2. Use professional and sensitive language. Discuss potential discrepancies between your work and the original paper, just like you might do for your own work.
- Avoid binary judgments and statements like “failed to reproduce.” Instead, state clearly which results reproduced and which did not (e.g., “we successfully reproduced X, but failed to reproduce Y”) unless you uncover apparent scientific misconduct (e.g., see Broockman, Kalla and Aronow, 2015).
- Talk about the study, not the author to avoid making it personal. Make clear what the positive contribution of the original article is. Consider sending a copy of your reproduction report to the original authors.
- Discuss what your reproduction contributes to the literature, and refrain from claiming to give the final answer to the question.
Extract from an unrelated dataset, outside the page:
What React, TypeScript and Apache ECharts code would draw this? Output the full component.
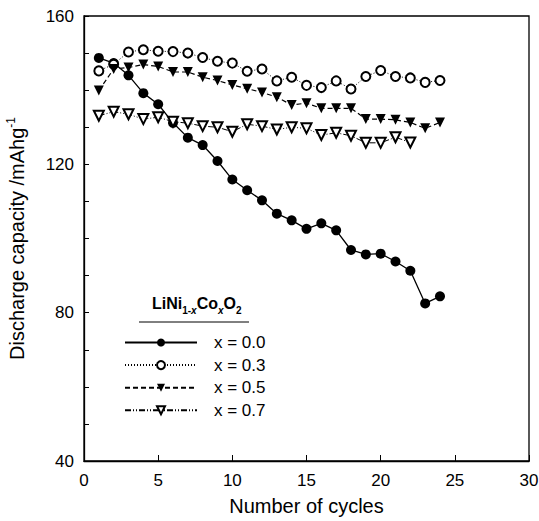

- For papers published five or more years ago, be mindful that norms for reproducibility have evolved since then.
- Remember, the goal is not to criticize previous work or hunt for errors, but to move the literature forward!
To help you put these recommendations into practice, we developed template language for common scenarios that reproducers and authors may encounter in their interactions. While we hope you find these useful, note that they are only recommendations, and you are welcome to modify them based on your project’s context and needs. Feel free to contact us if you need more guidance or would like to provide feedback on these materials.
The American Economic Association (AEA) and other academic societies have strict policies against harassment and discrimination. Here are some of the behaviors that the AEA Policy on Harassment and Discrimination has listed as unacceptable and could emerge in a hostile exchange regarding a reproduction:
- Intentionally intimidating, threatening, harassing, or abusive actions or remarks (both spoken and in other media)
- Prejudicial actions or comments that undermine the principles of equal opportunity, fair treatment, or free academic exchange
- Deliberate intimidation, stalking, or following
- Real or implied threat of physical harm.
Here are a some steps you can take if you believe you have experienced bullying, discrimination or harassment:
- File a complaint with the AEA Ombudsperson. Any AEA member can file a complaint. You can also join the AEA solely to file a report. The person about whom you are making the complaint need not be an AEA member. A non-AEA member can also file a report if the act of harassment or discrimination was committed by an AEA member or in the context of an AEA-sponsored activity. Learn more about the process here.
- File a report with your institution’s office for the prevention of harassment & discrimination. US-based institutions have internal mechanisms that allow students and faculty to seek support in cases of discrimination and harassment based on race, color, national origin, gender, age, or sexual orientation/identity, including allegations of sexual harassment and sexual violence. Formal titles of this office vary across institutions, but common names include “Office for the Prevention of Harassment and Discrimination” (in institutions that are part of the University of California system), “Office of Equity and Title IX,” etc.
- Contact your institution’s Ombudsperson/Ombuds Office. If you believe that you have experienced academic bullying or other forms of disrespectful behavior that fall outside the scope of harassment and/or discrimination as described above, you should know that university ombuds officers offer a confidential, impartial resource to discuss your concerns and learn about potential next steps available in your case.
- Access mental health services at your institution. While no amount of bullying, discrimination, or harassment is acceptable or the fault of the victim, these unfortunately still occur and can take a toll on victims’ mental health. Many universities offer short-term Counseling & Psychological Services (CAPS) for academic, career, and personal issues.
- Ask for support from your academic supervisor. If you are unsure on how to proceed, consult your academic supervisor on whether continuing the reproduction is appropriate.